WORK TO COMPLETE: Repeat the lines below exactly as they appear, but leave out the images.

PROVIDED MATERIAL:
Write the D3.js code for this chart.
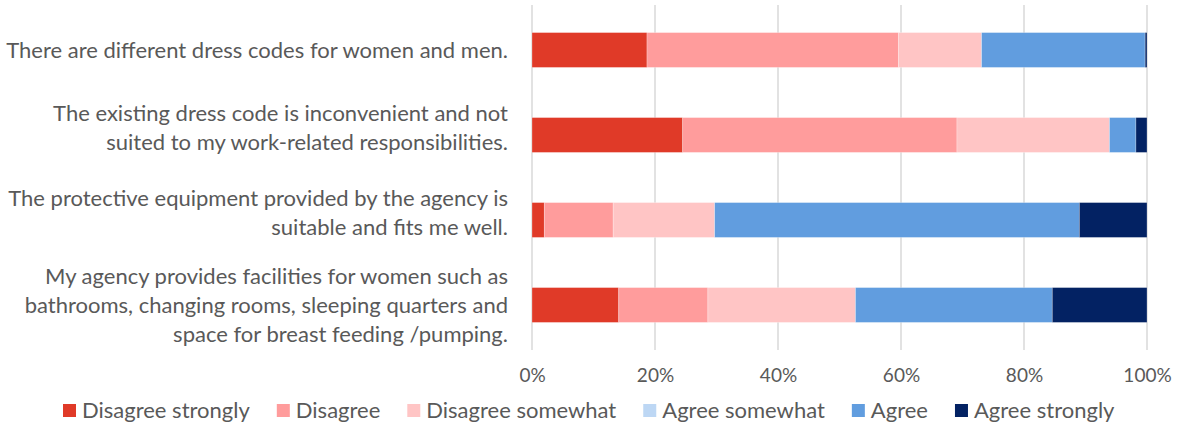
<!DOCTYPE html>
<html>
<head>
<meta charset="utf-8">
<script src="https://cdn.jsdelivr.net/npm/d3@7/dist/d3.min.js"></script>
<style>
  html, body { margin: 0; padding: 0; background: #ffffff; }
  svg { display: block; font-family: Lato, "Open Sans", sans-serif; }
</style>
</head>
<body>
<svg id="chart" width="1185" height="430"></svg>
<script>
// Survey statements, each split into its printed lines
const statements = [
  ["There are different dress codes for women and men."],
  ["The existing dress code is inconvenient and not", "suited to my work-related responsibilities."],
  ["The protective equipment provided by the agency is", "suitable and fits me well."],
  ["My agency provides facilities for women such as", "bathrooms, changing rooms, sleeping quarters and", "space for breast feeding /pumping."]
];

const responses = ["Disagree strongly", "Disagree", "Disagree somewhat", "Agree somewhat", "Agree", "Agree strongly"];

// Share of respondents (%) per response, one entry per statement
const disagreeStrongly = [18.7, 24.5, 2.0, 14.1];
const disagree         = [40.9, 44.6, 11.2, 14.5];
const disagreeSomewhat = [13.5, 24.8, 16.5, 24.0];
const agreeSomewhat    = [0.0, 0.0, 0.0, 0.0];
const agree            = [26.6, 4.3, 59.3, 32.0];
const agreeStrongly    = [0.3, 1.8, 11.0, 15.4];

const tickValues = [0, 20, 40, 60, 80, 100];

const colors = ["#e03a28", "#ff9c9c", "#ffc5c5", "#bdd7f4", "#619ddf", "#032263"];

const seriesValues = [disagreeStrongly, disagree, disagreeSomewhat, agreeSomewhat, agree, agreeStrongly];

const rows = statements.map((s, i) => {
  const r = { key: i };
  responses.forEach((name, j) => { r[name] = seriesValues[j][i]; });
  return r;
});

const svg = d3.select("#chart");
const textColor = "#595959";

const x = d3.scaleLinear().domain([0, 100]).range([532, 1147]);
const y = d3.scaleBand().domain(d3.range(statements.length)).range([7.5, 347.5]).paddingInner(0.59).paddingOuter(0.295);

// vertical gridlines
svg.append("g")
  .selectAll("line")
  .data(tickValues)
  .join("line")
  .attr("x1", d => x(d)).attr("x2", d => x(d))
  .attr("y1", 5).attr("y2", 350)
  .attr("stroke", "#d9d9d9")
  .attr("stroke-width", 1.5);

// stacked bars
const stacked = d3.stack().keys(responses)(rows);
svg.append("g")
  .selectAll("g")
  .data(stacked)
  .join("g")
  .attr("fill", (d, i) => colors[i])
  .selectAll("rect")
  .data(d => d)
  .join("rect")
  .attr("x", d => x(d[0]))
  .attr("y", (d, i) => y(i))
  .attr("width", d => Math.max(0, x(d[1]) - x(d[0])))
  .attr("height", y.bandwidth())
  .attr("stroke", "#ffffff")
  .attr("stroke-opacity", 0.35)
  .attr("stroke-width", 0.75);

// x axis tick labels
const xAxis = d3.axisBottom(x).tickValues(tickValues).tickFormat(d => d + "%").tickSize(0).tickPadding(0);
const gx = svg.append("g").attr("transform", "translate(0,368)").call(xAxis);
gx.select(".domain").remove();
gx.selectAll("text").attr("fill", textColor).style("font-size", "19px").style("font-family", "Lato, sans-serif");

// statement labels, right-aligned against the plot
const lineH = 29;
const twoLineLift = 7;   // two-line labels sit a little above the bar centre
const labels = svg.append("g");
statements.forEach((lines, i) => {
  const cy = y(i) + y.bandwidth() / 2 - (lines.length === 2 ? twoLineLift : 0);
  const t = labels.append("text")
    .attr("text-anchor", "end")
    .attr("fill", textColor)
    .style("font-size", "22px");
  lines.forEach((ln, k) => {
    t.append("tspan")
      .attr("x", 508)
      .attr("y", cy + (k - (lines.length - 1) / 2) * lineH)
      .attr("dy", "0.35em")
      .text(ln);
  });
});

// legend: swatch + label, laid out left to right
const swatch = 13, swatchGap = 6, itemGap = 27;
const legend = svg.append("g").attr("transform", "translate(63,410.5)");
let cursor = 0;
responses.forEach((name, i) => {
  const g = legend.append("g").attr("transform", `translate(${cursor},0)`);
  g.append("rect")
    .attr("x", 0).attr("y", -swatch / 2)
    .attr("width", swatch).attr("height", swatch)
    .attr("fill", colors[i]);
  const t = g.append("text")
    .attr("x", swatch + swatchGap)
    .attr("dy", "0.35em")
    .attr("fill", textColor)
    .style("font-size", "22px")
    .text(name);
  cursor += swatch + swatchGap + t.node().getComputedTextLength() + itemGap;
});
</script>
</body>
</html>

ANSWER:
Write the D3.js code for this chart.
<!DOCTYPE html>
<html>
<head>
<meta charset="utf-8">
<script src="https://cdn.jsdelivr.net/npm/d3@7/dist/d3.min.js"></script>
<style>
  html, body { margin: 0; padding: 0; background: #ffffff; }
  svg { display: block; font-family: Lato, "Open Sans", sans-serif; }
</style>
</head>
<body>
<svg id="chart" width="1185" height="430"></svg>
<script>
// Survey statements, each split into its printed lines
const statements = [
  ["There are different dress codes for women and men."],
  ["The existing dress code is inconvenient and not", "suited to my work-related responsibilities."],
  ["The protective equipment provided by the agency is", "suitable and fits me well."],
  ["My agency provides facilities for women such as", "bathrooms, changing rooms, sleeping quarters and", "space for breast feeding /pumping."]
];

const responses = ["Disagree strongly", "Disagree", "Disagree somewhat", "Agree somewhat", "Agree", "Agree strongly"];

// Share of respondents (%) per response, one entry per statement
const disagreeStrongly = [18.7, 24.5, 2.0, 14.1];
const disagree         = [40.9, 44.6, 11.2, 14.5];
const disagreeSomewhat = [13.5, 24.8, 16.5, 24.0];
const agreeSomewhat    = [0.0, 0.0, 0.0, 0.0];
const agree            = [26.6, 4.3, 59.3, 32.0];
const agreeStrongly    = [0.3, 1.8, 11.0, 15.4];

const tickValues = [0, 20, 40, 60, 80, 100];

const colors = ["#e03a28", "#ff9c9c", "#ffc5c5", "#bdd7f4", "#619ddf", "#032263"];

const seriesValues = [disagreeStrongly, disagree, disagreeSomewhat, agreeSomewhat, agree, agreeStrongly];

const rows = statements.map((s, i) => {
  const r = { key: i };
  responses.forEach((name, j) => { r[name] = seriesValues[j][i]; });
  return r;
});

const svg = d3.select("#chart");
const textColor = "#595959";

const x = d3.scaleLinear().domain([0, 100]).range([532, 1147]);
const y = d3.scaleBand().domain(d3.range(statements.length)).range([7.5, 347.5]).paddingInner(0.59).paddingOuter(0.295);

// vertical gridlines
svg.append("g")
  .selectAll("line")
  .data(tickValues)
  .join("line")
  .attr("x1", d => x(d)).attr("x2", d => x(d))
  .attr("y1", 5).attr("y2", 350)
  .attr("stroke", "#d9d9d9")
  .attr("stroke-width", 1.5);

// stacked bars
const stacked = d3.stack().keys(responses)(rows);
svg.append("g")
  .selectAll("g")
  .data(stacked)
  .join("g")
  .attr("fill", (d, i) => colors[i])
  .selectAll("rect")
  .data(d => d)
  .join("rect")
  .attr("x", d => x(d[0]))
  .attr("y", (d, i) => y(i))
  .attr("width", d => Math.max(0, x(d[1]) - x(d[0])))
  .attr("height", y.bandwidth())
  .attr("stroke", "#ffffff")
  .attr("stroke-opacity", 0.35)
  .attr("stroke-width", 0.75);

// x axis tick labels
const xAxis = d3.axisBottom(x).tickValues(tickValues).tickFormat(d => d + "%").tickSize(0).tickPadding(0);
const gx = svg.append("g").attr("transform", "translate(0,368)").call(xAxis);
gx.select(".domain").remove();
gx.selectAll("text").attr("fill", textColor).style("font-size", "19px").style("font-family", "Lato, sans-serif");

// statement labels, right-aligned against the plot
const lineH = 29;
const twoLineLift = 7;   // two-line labels sit a little above the bar centre
const labels = svg.append("g");
statements.forEach((lines, i) => {
  const cy = y(i) + y.bandwidth() / 2 - (lines.length === 2 ? twoLineLift : 0);
  const t = labels.append("text")
    .attr("text-anchor", "end")
    .attr("fill", textColor)
    .style("font-size", "22px");
  lines.forEach((ln, k) => {
    t.append("tspan")
      .attr("x", 508)
      .attr("y", cy + (k - (lines.length - 1) / 2) * lineH)
      .attr("dy", "0.35em")
      .text(ln);
  });
});

// legend: swatch + label, laid out left to right
const swatch = 13, swatchGap = 6, itemGap = 27;
const legend = svg.append("g").attr("transform", "translate(63,410.5)");
let cursor = 0;
responses.forEach((name, i) => {
  const g = legend.append("g").attr("transform", `translate(${cursor},0)`);
  g.append("rect")
    .attr("x", 0).attr("y", -swatch / 2)
    .attr("width", swatch).attr("height", swatch)
    .attr("fill", colors[i]);
  const t = g.append("text")
    .attr("x", swatch + swatchGap)
    .attr("dy", "0.35em")
    .attr("fill", textColor)
    .style("font-size", "22px")
    .text(name);
  cursor += swatch + swatchGap + t.node().getComputedTextLength() + itemGap;
});
</script>
</body>
</html>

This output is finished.